— START OF Dataset content —
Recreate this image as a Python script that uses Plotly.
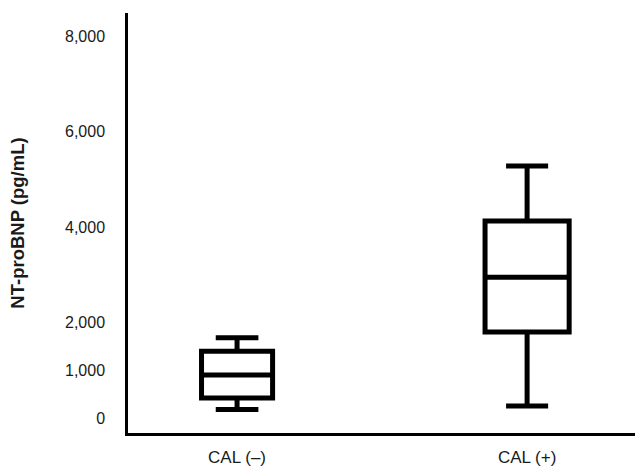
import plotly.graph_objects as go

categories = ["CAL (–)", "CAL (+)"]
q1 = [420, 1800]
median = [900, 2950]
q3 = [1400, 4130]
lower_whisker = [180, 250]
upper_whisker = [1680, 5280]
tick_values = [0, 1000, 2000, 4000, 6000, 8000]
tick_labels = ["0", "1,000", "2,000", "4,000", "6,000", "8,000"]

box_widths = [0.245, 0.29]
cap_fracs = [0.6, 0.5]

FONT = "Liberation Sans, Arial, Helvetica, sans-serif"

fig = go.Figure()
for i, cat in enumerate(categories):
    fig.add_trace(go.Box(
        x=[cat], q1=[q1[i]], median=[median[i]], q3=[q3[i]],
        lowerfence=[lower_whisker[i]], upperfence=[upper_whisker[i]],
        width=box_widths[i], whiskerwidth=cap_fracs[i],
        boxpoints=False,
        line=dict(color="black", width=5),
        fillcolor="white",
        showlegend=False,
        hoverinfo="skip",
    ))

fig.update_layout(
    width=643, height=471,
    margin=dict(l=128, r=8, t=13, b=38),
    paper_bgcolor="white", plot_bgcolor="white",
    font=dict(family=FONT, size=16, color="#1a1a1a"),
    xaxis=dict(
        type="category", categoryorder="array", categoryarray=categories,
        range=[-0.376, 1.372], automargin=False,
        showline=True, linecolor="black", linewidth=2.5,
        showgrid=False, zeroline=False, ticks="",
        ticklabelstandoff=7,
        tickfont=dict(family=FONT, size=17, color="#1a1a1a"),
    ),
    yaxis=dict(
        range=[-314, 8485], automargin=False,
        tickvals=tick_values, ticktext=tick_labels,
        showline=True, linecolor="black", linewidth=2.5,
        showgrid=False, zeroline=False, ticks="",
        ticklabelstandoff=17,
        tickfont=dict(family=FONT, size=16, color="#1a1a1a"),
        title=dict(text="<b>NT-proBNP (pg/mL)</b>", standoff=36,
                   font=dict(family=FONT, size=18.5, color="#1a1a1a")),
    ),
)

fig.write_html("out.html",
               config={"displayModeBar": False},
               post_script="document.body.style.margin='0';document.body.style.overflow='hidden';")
— END OF Dataset content —
— START OF Dataset content —
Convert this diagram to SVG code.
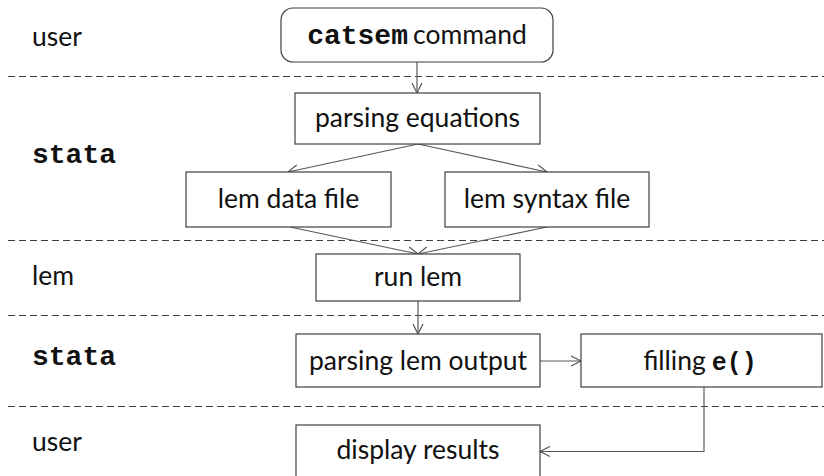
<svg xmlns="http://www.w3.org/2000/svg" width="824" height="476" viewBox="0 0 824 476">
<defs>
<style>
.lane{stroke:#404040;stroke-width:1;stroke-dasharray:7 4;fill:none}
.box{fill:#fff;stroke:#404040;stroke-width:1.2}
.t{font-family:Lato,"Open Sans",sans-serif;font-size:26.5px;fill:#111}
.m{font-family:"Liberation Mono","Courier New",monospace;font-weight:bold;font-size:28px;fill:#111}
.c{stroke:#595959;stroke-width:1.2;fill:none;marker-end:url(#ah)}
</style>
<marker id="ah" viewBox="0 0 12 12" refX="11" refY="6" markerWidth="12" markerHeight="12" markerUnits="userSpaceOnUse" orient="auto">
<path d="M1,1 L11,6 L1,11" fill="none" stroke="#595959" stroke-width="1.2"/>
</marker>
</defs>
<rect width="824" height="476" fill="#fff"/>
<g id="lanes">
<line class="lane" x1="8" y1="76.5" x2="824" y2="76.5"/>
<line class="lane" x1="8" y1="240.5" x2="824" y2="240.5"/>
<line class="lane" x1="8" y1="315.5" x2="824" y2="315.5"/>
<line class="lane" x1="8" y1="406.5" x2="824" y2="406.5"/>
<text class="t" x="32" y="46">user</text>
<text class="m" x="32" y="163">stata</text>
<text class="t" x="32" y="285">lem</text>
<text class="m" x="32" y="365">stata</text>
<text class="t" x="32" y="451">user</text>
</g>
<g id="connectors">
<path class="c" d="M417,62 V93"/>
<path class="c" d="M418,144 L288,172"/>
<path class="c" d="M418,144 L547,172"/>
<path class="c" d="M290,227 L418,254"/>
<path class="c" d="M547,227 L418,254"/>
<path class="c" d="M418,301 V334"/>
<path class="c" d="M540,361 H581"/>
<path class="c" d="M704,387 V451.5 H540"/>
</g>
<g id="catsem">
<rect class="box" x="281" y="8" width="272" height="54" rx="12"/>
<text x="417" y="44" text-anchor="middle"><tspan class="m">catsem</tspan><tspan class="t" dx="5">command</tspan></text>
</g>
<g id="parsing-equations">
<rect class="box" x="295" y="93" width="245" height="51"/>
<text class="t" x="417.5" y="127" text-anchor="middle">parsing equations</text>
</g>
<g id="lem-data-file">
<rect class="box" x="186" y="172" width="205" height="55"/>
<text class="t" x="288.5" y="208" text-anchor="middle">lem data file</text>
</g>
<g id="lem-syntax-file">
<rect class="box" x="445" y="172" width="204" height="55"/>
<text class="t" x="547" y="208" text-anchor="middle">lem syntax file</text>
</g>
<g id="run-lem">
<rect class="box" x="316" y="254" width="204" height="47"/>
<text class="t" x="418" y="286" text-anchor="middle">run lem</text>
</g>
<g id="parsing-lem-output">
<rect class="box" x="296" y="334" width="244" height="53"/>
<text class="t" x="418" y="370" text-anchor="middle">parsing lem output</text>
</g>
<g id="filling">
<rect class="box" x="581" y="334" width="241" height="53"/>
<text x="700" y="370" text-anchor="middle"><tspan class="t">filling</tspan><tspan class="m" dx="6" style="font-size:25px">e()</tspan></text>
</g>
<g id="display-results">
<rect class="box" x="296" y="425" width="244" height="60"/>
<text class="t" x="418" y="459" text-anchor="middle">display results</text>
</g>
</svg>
— END OF Dataset content —
— START OF Dataset content —
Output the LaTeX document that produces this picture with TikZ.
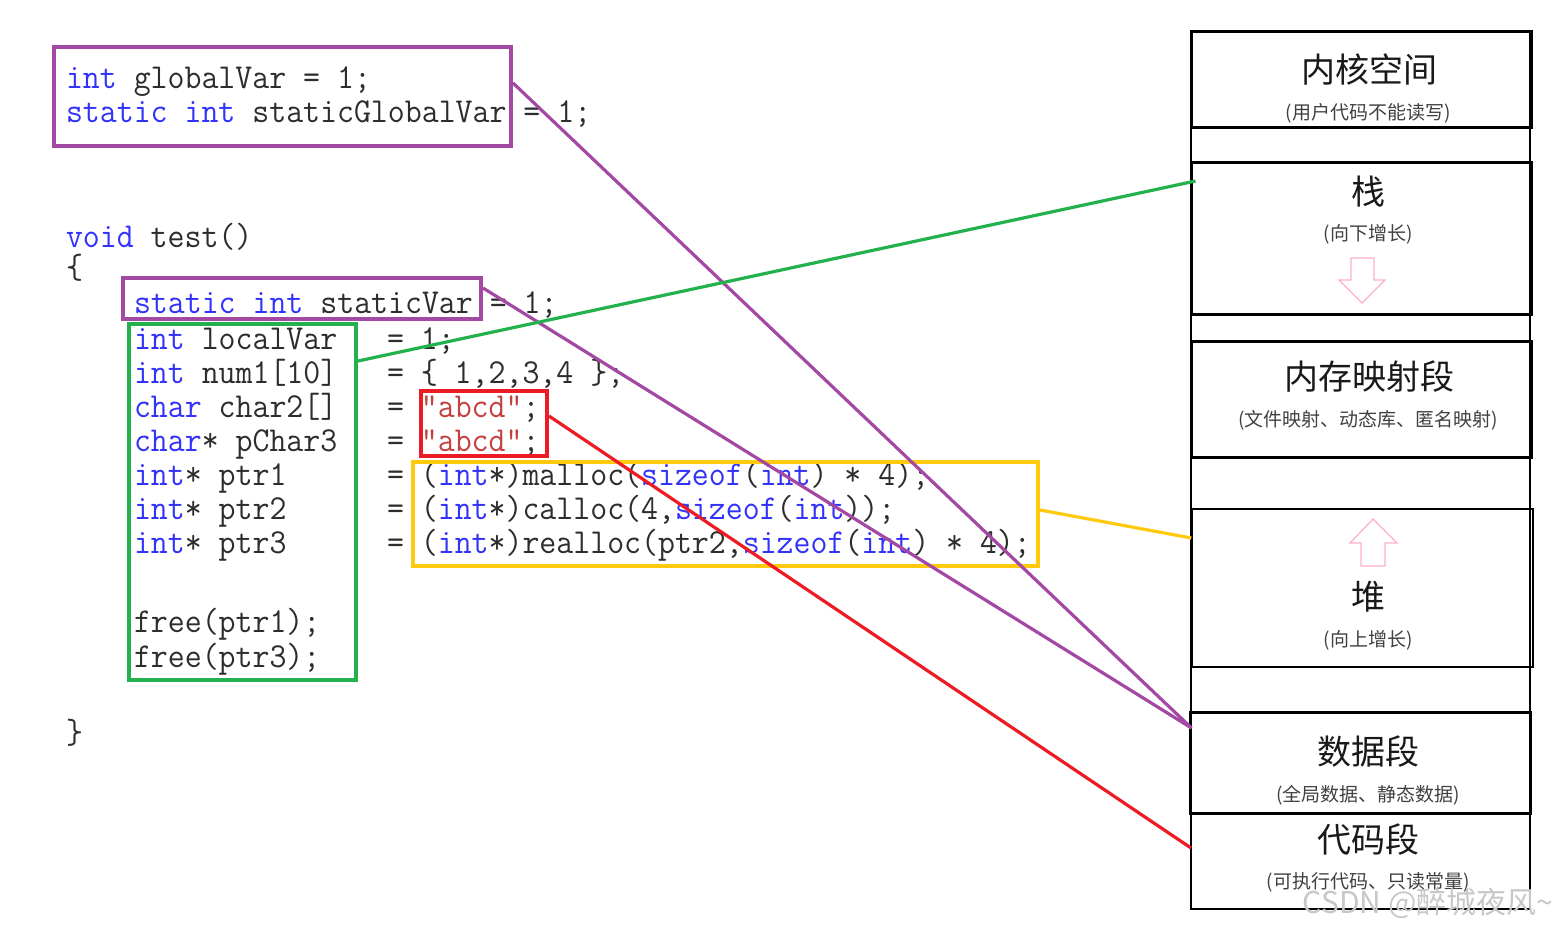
— END OF Dataset content —
Task statement. In the listing above, find the line containing "Recreate this image" and the line containing "cap_fracs = [0.6, 0.5]", then return both of them and every line between, exactly, without pictures.

The answer.
Recreate this image as a Python script that uses Plotly.
import plotly.graph_objects as go

categories = ["CAL (–)", "CAL (+)"]
q1 = [420, 1800]
median = [900, 2950]
q3 = [1400, 4130]
lower_whisker = [180, 250]
upper_whisker = [1680, 5280]
tick_values = [0, 1000, 2000, 4000, 6000, 8000]
tick_labels = ["0", "1,000", "2,000", "4,000", "6,000", "8,000"]

box_widths = [0.245, 0.29]
cap_fracs = [0.6, 0.5]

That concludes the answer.